Wednesday, August 14, 2013

Entre Rios and Voting

Last weekend I was lucky enough to have my host family offer to take me with them to go to another province of Argentina (provinces are similar to states), Entre Rios, so they could vote and visit family. Though it's only about 3 hours away from the busy city we live in, it was like a whole different world. My host mom's family all lives in or around the city of Concepcion de Uruguay, which is really quite lovely if you get the chance. 

The most striking thing when we first pulled into town was that it felt like a different country completely. The trees were different, the houses were built totally differently, side roads were made just of dirt. Unlike Buenos Aires, which has a very New York vibe to it, this place looked like nothing I had ever seen before. Which quite frankly, is probably why I enjoyed it so much. 

Roque, our dog enjoying the indoor courtyard.

One of the first things anyone from Argentina will tell you about Buenos Aires is that it's not what Argentina is like. It's like the equivalent of going to New York and assuming that, that is what the rest of the US is like. No one place can embody the complete essence of a country, but I believe the rural areas can give you a better idea of the culture. 

I remember being confused when I got here at the hustle in bustle of the city and the lack of siesta time that I had always heard about in Latin culture. Well, turns out that the rest of the country does do that! In Concepcion everything, I mean everything except restaurants closed at about 1pm and didn't open back up until 4pm. Banks close at 1pm and don't open back up till the next day! The pace of life here was much slower and much more what I had been expecting to see in South America. 

The reason we were in Entre Rios was not only so my host parents could vote, but was also because it was my host sister Sofy's 13th birthday! Because of this we had a huge party that lasted the whole day basically and involved all of my host mom's 6 sibling family and cousins and family friends, all speaking in Spanish and trying to feed me more sweets.
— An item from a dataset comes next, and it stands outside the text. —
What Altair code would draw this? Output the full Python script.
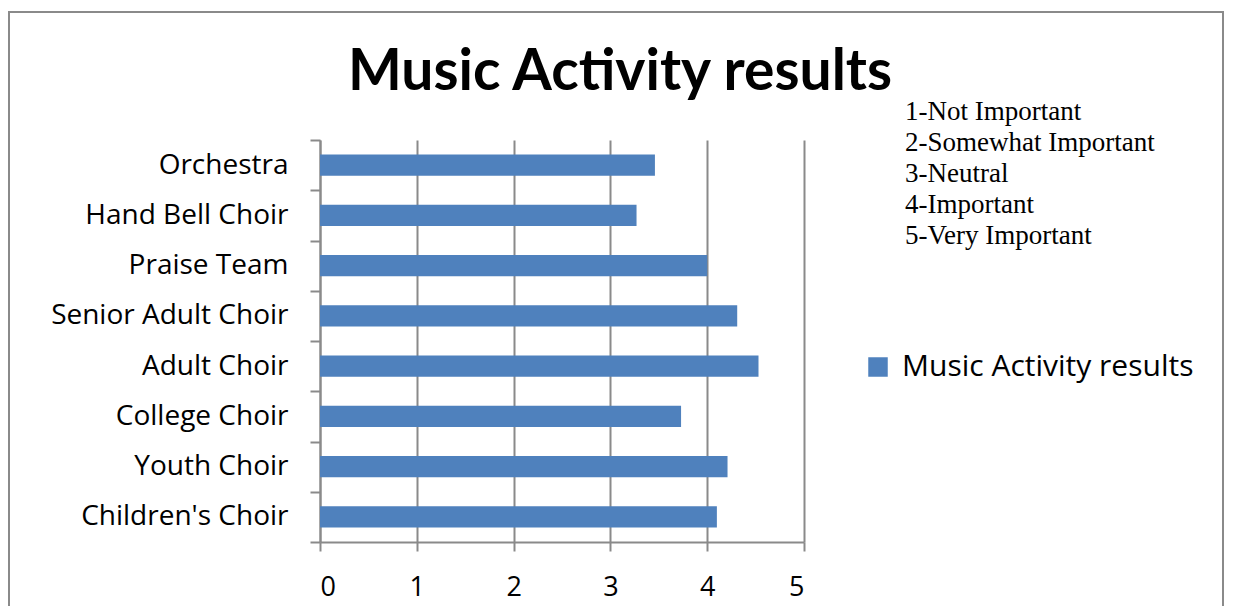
import altair as alt
import pandas as pd

categories = ["Orchestra", "Hand Bell Choir", "Praise Team", "Senior Adult Choir",
              "Adult Choir", "College Choir", "Youth Choir", "Children's Choir"]
values = [3.46, 3.27, 4.0, 4.31, 4.53, 3.73, 4.21, 4.10]
series = "Music Activity results"
title_text = "Music Activity results"
notes = ["1-Not Important", "2-Somewhat Important", "3-Neutral", "4-Important", "5-Very Important"]

df = pd.DataFrame({"activity": categories, "score": values, "series": [series] * len(categories)})

W, H = 484, 402
PAD_L, PAD_T, PAD_R, PAD_B = 312, 132, 421, 64
GRAY = "#8a8a8a"
FONT = "Open Sans"

bars = alt.Chart(df).mark_bar(color="#4F81BD", height=alt.RelativeBandSize(0.42)).encode(
    x=alt.X("score:Q", scale=alt.Scale(domain=[0, 5]),
            axis=alt.Axis(values=[0, 1, 2, 3, 4, 5], title=None, grid=True, gridColor=GRAY,
                          gridWidth=2, domainColor=GRAY, domainWidth=2, tickColor=GRAY,
                          tickWidth=2, tickSize=9, labelFontSize=27, labelFont=FONT,
                          labelColor="black", labelPadding=23, format="d")),
    y=alt.Y("activity:N", sort=categories,
            scale=alt.Scale(paddingInner=0, paddingOuter=0),
            axis=alt.Axis(title=None, tickBand="extent", domainColor=GRAY, domainWidth=2,
                          tickColor=GRAY, tickWidth=2, tickSize=10, labelFontSize=28,
                          labelFont=FONT, labelColor="black", labelPadding=22, labelLimit=0)),
    color=alt.Color("series:N", scale=alt.Scale(range=["#4F81BD"]),
                    legend=alt.Legend(title=None, orient="none", legendX=543, legendY=212,
                                      symbolType="square", symbolSize=380,
                                      symbolStrokeWidth=0, labelFontSize=30, labelFont=FONT,
                                      labelColor="black", labelOffset=9, labelLimit=0)),
)

title_layer = alt.Chart(pd.DataFrame({"t": [title_text]})).mark_text(
    align="center", baseline="alphabetic", font="Lato", fontWeight="bold",
    fontSize=57, color="black"
).encode(text="t:N", x=alt.value(300), y=alt.value(-50))

notes_layer = alt.Chart(pd.DataFrame({"k": [0]})).mark_text(
    text=notes, align="left", baseline="alphabetic", font="Liberation Serif",
    fontSize=27, lineHeight=31, color="black"
).encode(x=alt.value(585), y=alt.value(-20))

frame = alt.Chart(pd.DataFrame({"k": [0]})).mark_rect(
    fill=None, stroke=GRAY, strokeWidth=2
).encode(x=alt.value(-311), x2=alt.value(903), y=alt.value(-128), y2=alt.value(500))

chart = alt.layer(frame, bars, title_layer, notes_layer).properties(
    width=W, height=H,
    autosize=alt.AutoSizeParams(type="none"),
    padding={"left": PAD_L, "top": PAD_T, "right": PAD_R, "bottom": PAD_B},
).configure_view(stroke=None)

chart.save("out.html", embed_options={"renderer": "svg", "actions": False})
I swear that I ate my body weight in sugar from all the tartas and macaroons and cake. 

The party was One Direction themed!

While getting to meet everyone was great (I'm the first student they ever took there, so yay me!) but it was also exhausting. My brain was trying so hard to keep up with all the Spanish and when I did understand, by the time I had thought up a response it was past that conversation. Also, it's just really intimidating to try and speak a second language (poorly) to a large group of people. But luckily, they were all very understanding and loved using the 2 or 3 words of English they did know to me. 

On Sunday, we went to vote in the senate primaries because the use the schools for the voting polls, voting always happens on Sunday in Argentina. At first it seemed relatively normal, people lined up in their sections got a paper ballot which they took into an empty classroom to fill out. Then they dropped it into a box. The part that threw me off was when I noticed the large amounts of police and military men around, and the unsettling observation that the military guys were holding what looked like older model machine guns...

Now before you freak out (MOM), I asked my host parents about this pretty scary sight. My host father is pretty high up in the military and let me in on a secret. The guns were fake, they just used them as a scare tactic to keep people in order. In reality, Argentina's army was much too poor to actually afford that. Though I felt relieved, I was still a bit uneasy knowing that they felt the need to scare people with machine guns. 

Political graffiti, basically saying that Hugo Chavez lives in all of Latin American and then it says go Victoria, which is the current president's party. Her and Chavez were tight. I thought this was super interesting. 

As the primary results were announced I discovered something else different about Argentina's fledging democracy (only 40 years old), versus ours. There aren't any real competing parties, at least no significant leaders. Here they have Peronists and Federalists, but each of those parties is divided into at least 6 different subsections which seems to make getting anything down pretty difficult. I'll explain in further detail in a separate post but basically, even though it's a democracy people generally think the government is corrupt. In their defense, they have an awful long history of dictatorships and military rule to back up their concerns. But I'll get more into that later!

Overall, I think that if you visit a country you have to see multiple cities to really get a feel for what that country actually is like. Otherwise, you've only touched the tip of the iceberg!